Output the material beneath this task exactly, images excluded.

****************

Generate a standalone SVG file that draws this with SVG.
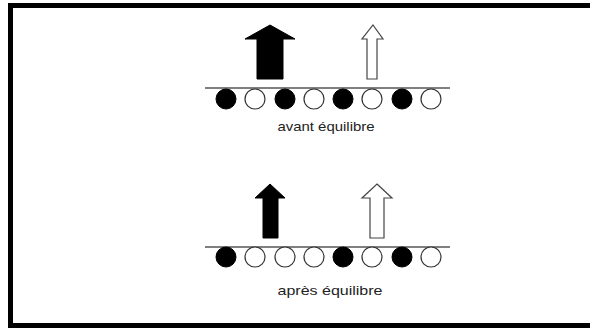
<svg xmlns="http://www.w3.org/2000/svg" width="590" height="331" viewBox="0 0 590 331">
<style>
.line{stroke:#555;stroke-width:1.3;fill:none}
.b{fill:#000;stroke:#000;stroke-width:1}
.w{fill:#fff;stroke:#333;stroke-width:1.2}
.aw{fill:#fff;stroke:#444;stroke-width:1.2}
.lbl{font-family:"Liberation Sans",Arial,sans-serif;font-size:13px;fill:#222}
</style>
<rect x="0" y="0" width="590" height="331" fill="#fff"/>
<path d="M10.5 328 V5.5 H590" fill="none" stroke="#000" stroke-width="5"/>
<path d="M8 325.5 H590" fill="none" stroke="#000" stroke-width="5"/>
<g id="avant">
<line class="line" x1="205" y1="88" x2="450" y2="88"/>
<circle class="b" cx="226" cy="99" r="10"/>
<circle class="w" cx="255" cy="99" r="10"/>
<circle class="b" cx="285" cy="99" r="10"/>
<circle class="w" cx="314" cy="99" r="10"/>
<circle class="b" cx="343" cy="99" r="10"/>
<circle class="w" cx="372" cy="99" r="10"/>
<circle class="b" cx="402" cy="99" r="10"/>
<circle class="w" cx="431" cy="99" r="10"/>
<polygon class="b" points="270,25 295,39 283,39 283,79 257,79 257,39 245,39"/>
<polygon class="aw" points="373,25 383,39 377,39 377,79 367,79 367,39 362,39"/>
<text class="lbl" x="326" y="131" text-anchor="middle" textLength="97" lengthAdjust="spacingAndGlyphs">avant équilibre</text>
</g>
<g id="apres">
<line class="line" x1="205" y1="247" x2="450" y2="247"/>
<circle class="b" cx="226" cy="257" r="10"/>
<circle class="w" cx="255" cy="257" r="10"/>
<circle class="w" cx="285" cy="257" r="10"/>
<circle class="w" cx="314" cy="257" r="10"/>
<circle class="b" cx="343" cy="257" r="10"/>
<circle class="w" cx="372" cy="257" r="10"/>
<circle class="b" cx="402" cy="257" r="10"/>
<circle class="w" cx="431" cy="257" r="10"/>
<polygon class="b" points="270,184 285,198 278,198 278,238 263,238 263,198 255,198"/>
<polygon class="aw" points="377,184 392,198 384,198 384,238 370,238 370,198 362,198"/>
<text class="lbl" x="330" y="295" text-anchor="middle" textLength="105" lengthAdjust="spacingAndGlyphs">après équilibre</text>
</g>
</svg>
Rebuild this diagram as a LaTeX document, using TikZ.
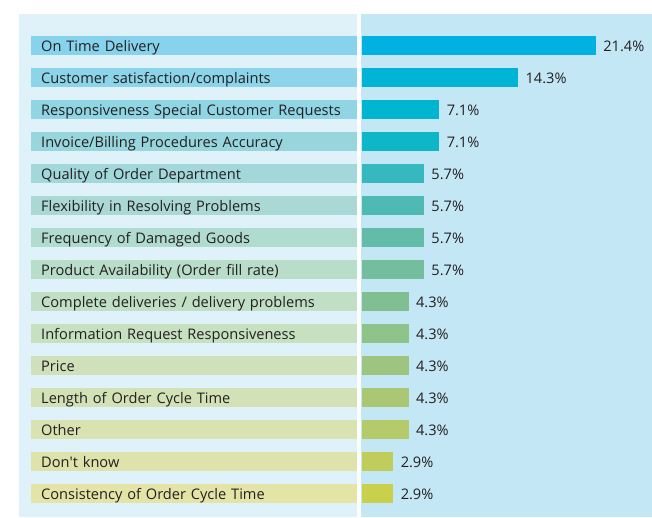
\documentclass[tikz,border=0pt]{standalone}
\usepackage{fontspec}
\setmainfont{Open Sans}
\usetikzlibrary{positioning}

\definecolor{txtgray}{HTML}{231F20}
\definecolor{leftbg}{HTML}{DFF1F9}
\definecolor{rightbg}{HTML}{C4E7F6}

\begin{document}
\begin{tikzpicture}[x=1pt, y=-1pt, font=\fontsize{14.6}{18}\selectfont]

\tikzstyle{labelbar}=[anchor=west, inner xsep=10pt, inner ysep=0pt, text width=306pt, align=left, text height=15pt, text depth=4pt, text=txtgray]
\tikzstyle{valuebar}=[inner sep=0pt, minimum height=19pt]
\tikzstyle{pct}=[inner sep=0pt, text height=15pt, text depth=4pt, text=txtgray]

\useasboundingbox (0,0) rectangle (652,517);

% panels
\fill[leftbg] (19,14) rectangle (357,517);
\fill[rightbg] (361,14) rectangle (652,517);

% bars
\foreach \i/\name/\val/\lc/\vc in {
  1/On Time Delivery/21.4/87D3EE/00B1E2,
  2/{Customer satisfaction/complaints}/14.3/8CD4EA/00B4D8,
  3/Responsiveness Special Customer Requests/7.1/90D5E4/00B5D0,
  4/{Invoice/Billing Procedures Accuracy}/7.1/98D6DE/0DB7C8,
  5/Quality of Order Department/5.7/A3D8DB/35B8BE,
  6/Flexibility in Resolving Problems/5.7/AAD9D5/4FBAB4,
  7/Frequency of Damaged Goods/5.7/B0DCD0/63BCA8,
  8/Product Availability (Order fill rate)/5.7/B8DDC9/74BE9E,
  9/{Complete deliveries / delivery problems}/4.3/C0DFC4/80BF92,
  10/Information Request Responsiveness/4.3/C6E0C0/8EC38A,
  11/Price/4.3/CEE1BA/9DC57F,
  12/Length of Order Cycle Time/4.3/D3E2B6/AAC774,
  13/Other/4.3/D9E3B1/B5CA6A,
  14/Don\textquotesingle t know/2.9/DEE3AC/C0CD5C,
  15/Consistency of Order Cycle Time/2.9/E4E4A6/C9D04B}
{
  \definecolor{lc}{HTML}{\lc}
  \definecolor{vc}{HTML}{\vc}
  \node(lab\i)[style=labelbar, fill=lc] at (31, 13.5+32*\i) {\mbox{\name}};
  \node(bar\i)[style=valuebar, fill=vc, minimum width=\val*10.95pt, right=4pt of lab\i] {};
  \node(pct\i)[style=pct, right=7pt of bar\i] {\val\%};
}

\end{tikzpicture}
\end{document}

****************

▶ Task output:
Generate a standalone SVG file that draws this with SVG.
<svg xmlns="http://www.w3.org/2000/svg" width="590" height="331" viewBox="0 0 590 331">
<style>
.line{stroke:#555;stroke-width:1.3;fill:none}
.b{fill:#000;stroke:#000;stroke-width:1}
.w{fill:#fff;stroke:#333;stroke-width:1.2}
.aw{fill:#fff;stroke:#444;stroke-width:1.2}
.lbl{font-family:"Liberation Sans",Arial,sans-serif;font-size:13px;fill:#222}
</style>
<rect x="0" y="0" width="590" height="331" fill="#fff"/>
<path d="M10.5 328 V5.5 H590" fill="none" stroke="#000" stroke-width="5"/>
<path d="M8 325.5 H590" fill="none" stroke="#000" stroke-width="5"/>
<g id="avant">
<line class="line" x1="205" y1="88" x2="450" y2="88"/>
<circle class="b" cx="226" cy="99" r="10"/>
<circle class="w" cx="255" cy="99" r="10"/>
<circle class="b" cx="285" cy="99" r="10"/>
<circle class="w" cx="314" cy="99" r="10"/>
<circle class="b" cx="343" cy="99" r="10"/>
<circle class="w" cx="372" cy="99" r="10"/>
<circle class="b" cx="402" cy="99" r="10"/>
<circle class="w" cx="431" cy="99" r="10"/>
<polygon class="b" points="270,25 295,39 283,39 283,79 257,79 257,39 245,39"/>
<polygon class="aw" points="373,25 383,39 377,39 377,79 367,79 367,39 362,39"/>
<text class="lbl" x="326" y="131" text-anchor="middle" textLength="97" lengthAdjust="spacingAndGlyphs">avant équilibre</text>
</g>
<g id="apres">
<line class="line" x1="205" y1="247" x2="450" y2="247"/>
<circle class="b" cx="226" cy="257" r="10"/>
<circle class="w" cx="255" cy="257" r="10"/>
<circle class="w" cx="285" cy="257" r="10"/>
<circle class="w" cx="314" cy="257" r="10"/>
<circle class="b" cx="343" cy="257" r="10"/>
<circle class="w" cx="372" cy="257" r="10"/>
<circle class="b" cx="402" cy="257" r="10"/>
<circle class="w" cx="431" cy="257" r="10"/>
<polygon class="b" points="270,184 285,198 278,198 278,238 263,238 263,198 255,198"/>
<polygon class="aw" points="377,184 392,198 384,198 384,238 370,238 370,198 362,198"/>
<text class="lbl" x="330" y="295" text-anchor="middle" textLength="105" lengthAdjust="spacingAndGlyphs">après équilibre</text>
</g>
</svg>
Rebuild this diagram as a LaTeX document, using TikZ.
\documentclass[tikz,border=0pt]{standalone}
\usepackage{fontspec}
\setmainfont{Open Sans}
\usetikzlibrary{positioning}

\definecolor{txtgray}{HTML}{231F20}
\definecolor{leftbg}{HTML}{DFF1F9}
\definecolor{rightbg}{HTML}{C4E7F6}

\begin{document}
\begin{tikzpicture}[x=1pt, y=-1pt, font=\fontsize{14.6}{18}\selectfont]

\tikzstyle{labelbar}=[anchor=west, inner xsep=10pt, inner ysep=0pt, text width=306pt, align=left, text height=15pt, text depth=4pt, text=txtgray]
\tikzstyle{valuebar}=[inner sep=0pt, minimum height=19pt]
\tikzstyle{pct}=[inner sep=0pt, text height=15pt, text depth=4pt, text=txtgray]

\useasboundingbox (0,0) rectangle (652,517);

% panels
\fill[leftbg] (19,14) rectangle (357,517);
\fill[rightbg] (361,14) rectangle (652,517);

% bars
\foreach \i/\name/\val/\lc/\vc in {
  1/On Time Delivery/21.4/87D3EE/00B1E2,
  2/{Customer satisfaction/complaints}/14.3/8CD4EA/00B4D8,
  3/Responsiveness Special Customer Requests/7.1/90D5E4/00B5D0,
  4/{Invoice/Billing Procedures Accuracy}/7.1/98D6DE/0DB7C8,
  5/Quality of Order Department/5.7/A3D8DB/35B8BE,
  6/Flexibility in Resolving Problems/5.7/AAD9D5/4FBAB4,
  7/Frequency of Damaged Goods/5.7/B0DCD0/63BCA8,
  8/Product Availability (Order fill rate)/5.7/B8DDC9/74BE9E,
  9/{Complete deliveries / delivery problems}/4.3/C0DFC4/80BF92,
  10/Information Request Responsiveness/4.3/C6E0C0/8EC38A,
  11/Price/4.3/CEE1BA/9DC57F,
  12/Length of Order Cycle Time/4.3/D3E2B6/AAC774,
  13/Other/4.3/D9E3B1/B5CA6A,
  14/Don\textquotesingle t know/2.9/DEE3AC/C0CD5C,
  15/Consistency of Order Cycle Time/2.9/E4E4A6/C9D04B}
{
  \definecolor{lc}{HTML}{\lc}
  \definecolor{vc}{HTML}{\vc}
  \node(lab\i)[style=labelbar, fill=lc] at (31, 13.5+32*\i) {\mbox{\name}};
  \node(bar\i)[style=valuebar, fill=vc, minimum width=\val*10.95pt, right=4pt of lab\i] {};
  \node(pct\i)[style=pct, right=7pt of bar\i] {\val\%};
}

\end{tikzpicture}
\end{document}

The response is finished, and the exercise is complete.